Second, model parameters are rarely stable. A diffusion calibrated to yesterday’s option surface may fit badly tomorrow. Drift is notoriously hard to estimate from returns because signal is small relative to noise. Even volatility processes that look reasonable in one regime can fail in another. The model is not the market; it is a decision aid.

Third, calibration can be internally inconsistent. A model may fit spot dynamics reasonably but misprice options, or fit today’s option surface while implying implausible future dynamics. Practitioners therefore spend considerable effort on parameterizations and calibration procedures that avoid static arbitrage in implied-volatility surfaces, such as SVI or SSVI-style constructions, even when those are not direct structural SDEs themselves. The neighboring idea here is important: some objects are easier to model directly in price dynamics, others in implied-volatility space.

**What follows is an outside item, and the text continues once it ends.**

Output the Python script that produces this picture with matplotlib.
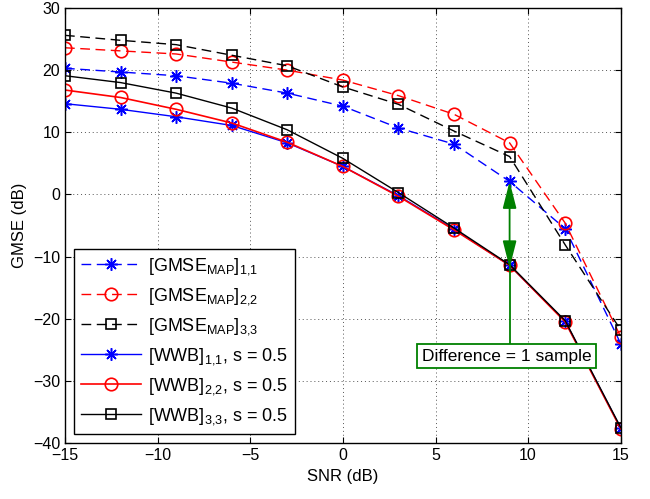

Finally, discretization and implementation details matter. Two teams using “the same” SDE can produce different results because they use different time steps, variance fixes, interpolation rules, or calibration targets. In production trading, much of the real work lies in these supposedly secondary choices.

Conclusion

A stochastic differential equation is a continuous-time rule for how a financial variable changes when both structure and randomness matter. The drift tells you how the system tends to move; the diffusion tells you how uncertainty enters; stochastic calculus tells you how those infinitesimal shocks accumulate.

That is why SDEs sit underneath so much of quantitative finance. Black–Scholes begins with one. Heston extends one. Local volatility reshapes one. Monte Carlo simulates them, PDE methods transform them, and calibration tries to align them with market prices. If you remember one thing tomorrow, remember this: an SDE is not mainly a fancy equation for price paths; it is a mechanism for turning uncertainty through time into something you can price, hedge, and manage.